- Born: 11 June 1924 Kiev, Ukrainian SSR, Soviet Union
- Died: 2 January 2000 (aged 75) Moscow, Russia
- Buried: Troyekurovskoye Cemetery
- Allegiance: Soviet Union
- Branch: Soviet Navy
- Service years: 1942-1991
- Rank: Admiral
- Commands: Kamchatka Flotilla Baltic Fleet Pacific Fleet
- Conflicts: Soviet–Japanese War
- Awards: Order of the October Revolution; Order of the Patriotic War First Class; Order of the Red Banner of Labour; Order of the Red Star (twice); Order "For Service to the Homeland in the Armed Forces of the USSR" Third Class; Medal "For Battle Merit";

= Vladimir Sidorov =

Soviet naval officer

Vladimir Vasilyevich Sidorov (Владимир Васильевич Сидоров; 11 June 1924 – 2 January 2000) was an officer of the Soviet Navy. He reached the rank of admiral, and served as commander of the Kamchatka Flotilla between 1971 and 1972, the Baltic Fleet between 1978 and 1981, and the Pacific Fleet from 1981 until 1986.

==Biography==
Sidorov was born on 11 June 1924 in Kiev, in what was then the Ukrainian Soviet Socialist Republic, in the Soviet Union. He enrolled as a cadet in the Pacific Higher Naval School in 1942, seeing action in the Soviet–Japanese War in 1945, and graduating in 1946. On graduating he was assigned to the Baltic Fleet, where he served as assistant commander of the minesweeper TShch-478, and from 1949 as commander of the minesweeper TShch-457. In June 1950, he was appointed a senior officer of the staff of the 105th Defence Brigade, and then from May 1951, commander of the 35th Detachment of the brigade's 10th Minesweeper Division. In November 1951, he became assistant commander of the minelayer Marti, holding the position until December 1953, when he enrolled in the Higher Special Officer Classes.

On graduating from the courses in 1954, Sidorov was appointed executive officer of the Kotlin-class destroyer Skrytny, and then from December 1957, as commander of her sister ship Svetly. In 1962, he became chief of staff of the 35th Destroyer Brigade, completing the Naval Academy's course by correspondence in 1963, and being then appointed commander of the Baltic Fleet's 64th Defence Brigade. Sidorov was transferred to the Northern Fleet in 1967, commanding its 23rd Anti-Submarine Division, and being promoted to rear-admiral on 19 February 1968. He was again transferred to a new fleet in 1971, taking command of the Pacific Fleet's Kamchatka Flotilla, with a promotion to vice-admiral on 6 May 1972. He was appointed chief of staff of the Pacific Fleet in December 1972, but returned to the Baltic Fleet as its first deputy commander on 25 July 1975, holding this post until 7 June 1978, when he was appointed commander of the fleet. He was promoted to admiral on 21 April 1979.

On 7 February 1981, most of the Pacific Fleet's senior officers, including its commander, Admiral Emil Spiridonov, were killed in a plane crash.

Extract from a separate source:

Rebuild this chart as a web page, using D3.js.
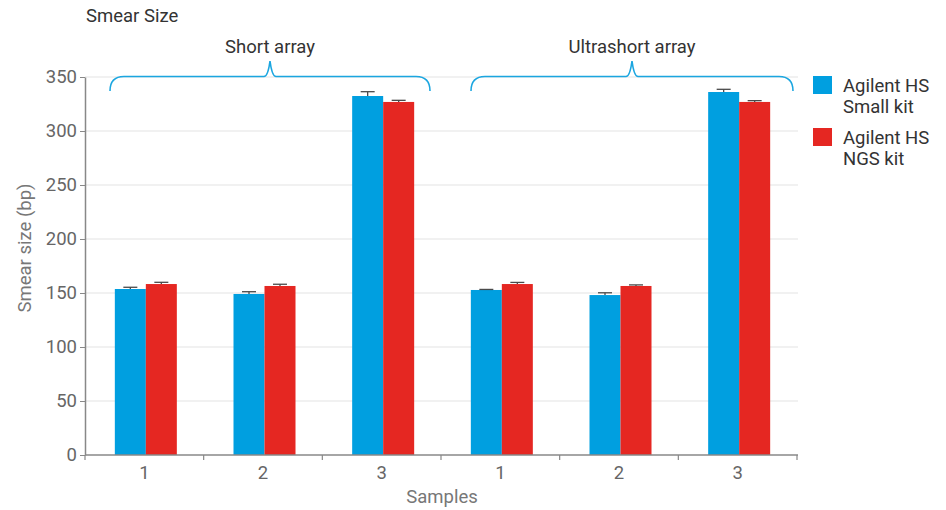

Sidorov was appointed the new fleet commander on 12 February 1981. He held the post for the next five years, overseeing the introduction of new ships and technologies to the fleet, and the conducting of voyages into the Pacific and Indian Oceans. The roles and capabilities of naval aviation and naval infantry were also developed. In 1983 he was in charge of Soviet salvage operations after the shootdown of Korean Air Lines Flight 007 into the Pacific. In December 1986, he was appointed Deputy Commander-in-Chief of the Navy for Logistics, and Chief of Naval Logistics. He held this position until his retirement on 20 March 1991.

Sidorov had been a member of the Communist Party of the Soviet Union since 1949. He was a candidate member of the Central Committee of the Communist Party of the Soviet Union between 1981 and 1991, and a deputy of the Supreme Soviet of the Soviet Union for its tenth and eleventh convocations. Following the dissolution of the Soviet Union in 1991, Sidorov was part of efforts to encourage arms exports to boost the Russian economy. In June 1992 he visited Taiwan with Rear-Admiral Anatoly Shtyrov and representatives from Russian defence industries, meeting with the Taiwanese premier and top military officials, including the Minister of National Defence, and the Chief of the General Staff.

Sidorov died in Moscow on 2 January 2000, and was buried in the city's Troyekurovskoye Cemetery.

==Honours and awards==
Over his career Sidorov received the Order of the October Revolution, the Order of the Red Banner of Labour, the Order of the Patriotic War first class, two Orders of the Red Star, and the Order "For Service to the Homeland in the Armed Forces of the USSR" third class, as well as various medals.